Journey to Italy
- Author: Karel Hynek Mácha
- Genre: travel book
- Publication date: 1834

= Journey to Italy (book) =

Diary of Journey to Italy (Deník or Denník na cestě do Itálie, 1834) is a travel book by Czech poet Karel Hynek Mácha, which was likely not meant to be published.

== Journey ==
Mácha with his friend Antonín Štrobach set off walking from Prague on 4 August 1834. They passed through Sázava, Tábor, Český Krumlov, and Linz to Salzburg, where they went to the churches and galleries, then via Hellbrunn, Reichenhall, Innsbruck through Brenner Pass to Tarvisio and finally to Venice. The journey took three weeks; parts of it they went on post coach. They spent just one day and night in Venice, watched the city from the streets, bought some books by Manzoni and went aboard a ship to go on to Trieste.

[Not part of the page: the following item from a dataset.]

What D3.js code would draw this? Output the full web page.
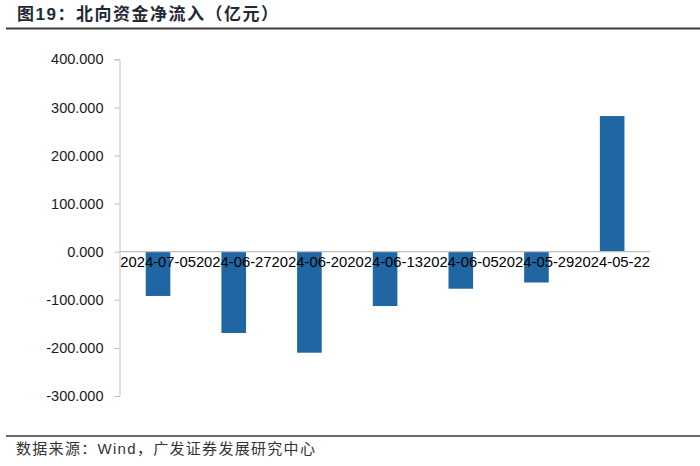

From there they went through Postojna and Ljubljana, where they met the Slovene poet France Prešeren, to Graz. Mácha was impressed by Grazer Schlossberg with its view of the mountains and castles as well as the gallery there. The end of the journey was after Baden in Vienna, where they arrived on 8 September 1834. In Vienna Mácha also went sightseeing; among others he visited Hofburg, Stephansdom, Prater, galleries, and theatres. He saw James Sheridan Knowles's The Wife (under the German name Mariana) in Hofburg Theatre and Vincenzo Bellini's opera Norma in Theater am Kärntnertor. The hike was romantic but not very comfortable. They slept in sheds, barns, on haystacks or just on the grass; they ate what they were offered, sometimes nothing for a long time. There was snow in the Alps. He also had several sexual affairs on the way.

== Style ==
The Diary is written in outline, sometimes just words or simple clauses. Vladimír Holan valued the Diary above any novels referring to it as "absolute minimum", "God reading breviary instead of a dormant priest".